Помимо “Убийства Дункана” Эйзенштейн создал в Мексике серии рисунков на темы убийства или жертвоприношения с постоянной двусмысленной смесью смерти и эротизма. Так, Христос изображается в виде фаллоса, который целует человеческая фигура, стоящая за крестом.
Культура как способ примирения человека со смертью оказывается грандиозным лишенным локализации хосписом: “Эта утрата места “здесь-и-теперь”, эта смерть, лишенная места, – непременное условие возникновения эстетического”. Петербург, Венеция и иные традиционно поэтические уголки – “мифические места прописки поэта, в которых нет ничего, кроме языка, вернее, ниш, в которых успокаиваются поэтические деформации. Эти ниши – прежде всего цитаты, то есть обрывки чужой речи, минувшей, а потому выкристаллизованной в клише, в топосы”.

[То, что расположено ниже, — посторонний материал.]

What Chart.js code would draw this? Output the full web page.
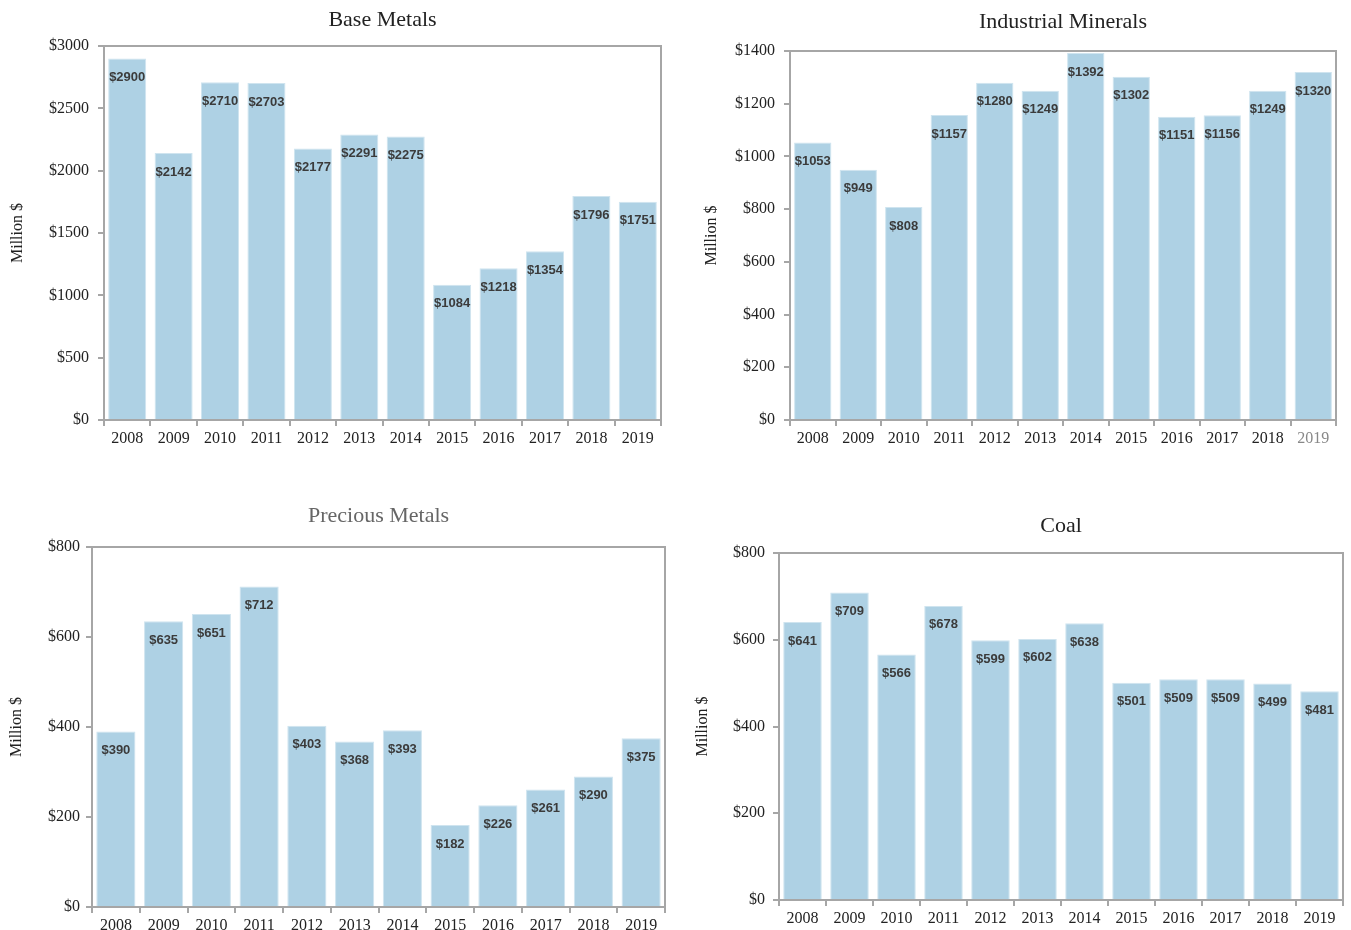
<!DOCTYPE html>
<html>
<head>
<meta charset="utf-8">
<script src="https://cdn.jsdelivr.net/npm/chart.js@4"></script>
<style>
  body { margin: 0; background: #fff; }
  .box { position: absolute; }
</style>
</head>
<body>
<div class="box" style="left:0;top:0;width:680px;height:460px"><canvas id="baseChart"></canvas></div>
<div class="box" style="left:680px;top:0;width:671px;height:460px"><canvas id="industrialChart"></canvas></div>
<div class="box" style="left:0;top:470px;width:680px;height:460px"><canvas id="preciousChart"></canvas></div>
<div class="box" style="left:680px;top:470px;width:671px;height:460px"><canvas id="coalChart"></canvas></div>
<script>
const years = ['2008', '2009', '2010', '2011', '2012', '2013', '2014', '2015', '2016', '2017', '2018', '2019'];
const baseMetals = [2900, 2142, 2710, 2703, 2177, 2291, 2275, 1084, 1218, 1354, 1796, 1751];
const industrialMinerals = [1053, 949, 808, 1157, 1280, 1249, 1392, 1302, 1151, 1156, 1249, 1320];
const preciousMetals = [390, 635, 651, 712, 403, 368, 393, 182, 226, 261, 290, 375];
const coal = [641, 709, 566, 678, 599, 602, 638, 501, 509, 509, 499, 481];

const axisGray = '#a6a6a6';
const barBlue = '#aed1e4';

// box round the plot area + value labels inside the bars
const frameAndLabels = {
  id: 'frameAndLabels',
  afterDatasetsDraw(chart) {
    const ctx = chart.ctx;
    const meta = chart.getDatasetMeta(0);
    const vals = chart.data.datasets[0].data;
    ctx.save();
    ctx.font = 'bold 13px "Liberation Sans", Arial, sans-serif';
    ctx.fillStyle = '#3b3b3b';
    ctx.textAlign = 'center';
    ctx.textBaseline = 'middle';
    meta.data.forEach((bar, i) => {
      ctx.fillText('$' + vals[i], bar.x, bar.y + 19);
    });
    const a = chart.chartArea;
    ctx.strokeStyle = axisGray;
    ctx.lineWidth = 2;
    ctx.strokeRect(a.left, a.top, a.right - a.left, a.bottom - a.top);
    ctx.restore();
  }
};

function makeChart(id, title, values, max, step, lay) {
  new Chart(document.getElementById(id), {
    type: 'bar',
    data: {
      labels: years,
      datasets: [{
        data: values,
        backgroundColor: barBlue,
        borderColor: '#cfe4ef',
        borderWidth: 1,
        barPercentage: 0.82,
        categoryPercentage: 1
      }]
    },
    options: {
      responsive: true,
      maintainAspectRatio: false,
      animation: false,
      layout: { padding: { left: 0, right: lay.padRight, top: 0, bottom: 0 } },
      plugins: {
        legend: { display: false },
        tooltip: { enabled: false },
        title: {
          display: true,
          fullSize: false,
          text: title,
          color: lay.titleColor || '#222',
          font: { family: '"Liberation Serif", "Times New Roman", serif', size: 22, weight: 'normal' },
          padding: { top: lay.titleTop, bottom: lay.titleBottom }
        }
      },
      scales: {
        x: {
          grid: { drawOnChartArea: false, drawTicks: true, tickLength: 6, color: axisGray, lineWidth: 2, offset: true },
          border: { display: false },
          ticks: {
            color: ctx => (lay.lastTickGray && ctx.index === 11) ? '#888' : '#222',
            padding: 3,
            maxRotation: 0,
            font: { family: '"Liberation Serif", "Times New Roman", serif', size: 16 }
          },
          afterFit: s => { s.height = lay.xHeight; }
        },
        y: {
          min: 0,
          max: max,
          grid: { drawOnChartArea: false, drawTicks: true, tickLength: 6, color: axisGray, lineWidth: 2 },
          border: { display: false },
          ticks: {
            stepSize: step,
            color: '#222',
            padding: lay.tickPad,
            font: { family: '"Liberation Serif", "Times New Roman", serif', size: 16 },
            callback: v => '$' + v
          },
          title: {
            display: true,
            text: 'Million $',
            color: '#222',
            font: { family: '"Liberation Serif", "Times New Roman", serif', size: 16 },
            padding: { top: lay.yTitlePad, bottom: 0 }
          },
          afterFit: s => { s.width = lay.yWidth; }
        }
      }
    },
    plugins: [frameAndLabels]
  });
}

makeChart('baseChart', 'Base Metals', baseMetals, 3000, 500,
  { padRight: 19, titleTop: 7, titleBottom: 12.6, xHeight: 40, yWidth: 104, tickPad: 9, yTitlePad: 8.4 });
makeChart('industrialChart', 'Industrial Minerals', industrialMinerals, 1400, 200,
  { padRight: 15, titleTop: 9, titleBottom: 15.6, xHeight: 40, yWidth: 110, tickPad: 9, yTitlePad: 22.4, lastTickGray: true });
makeChart('preciousChart', 'Precious Metals', preciousMetals, 800, 200,
  { padRight: 15, titleTop: 33, titleBottom: 17.6, xHeight: 23, yWidth: 92, tickPad: 6, yTitlePad: 7.4, titleColor: '#666' });
makeChart('coalChart', 'Coal', coal, 800, 200,
  { padRight: 8, titleTop: 43, titleBottom: 13.6, xHeight: 30, yWidth: 99, tickPad: 8, yTitlePad: 13.4 });
</script>
</body>
</html>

Судьба современного поэта – жизнь в пустом доме из языковых клише и цитат. Он обречен на путь от потенциальности как способности не-быть к никогда не достижимой актуальности. Двухмерность репрезентации истончается до расстояния между слипающимися друг с другом книжными страницами.
В таком (не)пространстве существование умозрительного даже очень маленького человека, естественно, невозможно. Но неизбежно появление задолго до всех вавилонских библиотек жившего и способного пережить их крушение не придуманного, но по-своему окультуренного ископаемого и неистребимого “семантического чудовища” – таракана. В далеком прошлом некоторые русские крестьяне при переездах брали с собой образцы этого почти тотема для своеобразного одомашнения нового места жительства. Кем лучше, как не их генетическим потомком, возможно составление исчерпывающего их масштабы атласа? Тараканьи бега, опыты промышленного разведения тараканов для корма домашних животных. При всем этом бескрылая “бабочка памяти” не сочла нужным включиться в механизм мимикрии, отдав эту возможность окружающим персонажам. Тем самым как будто бы предугадано пространство доступной вечности, надежная экологическая ниша манящих бесхозностью книжных страниц.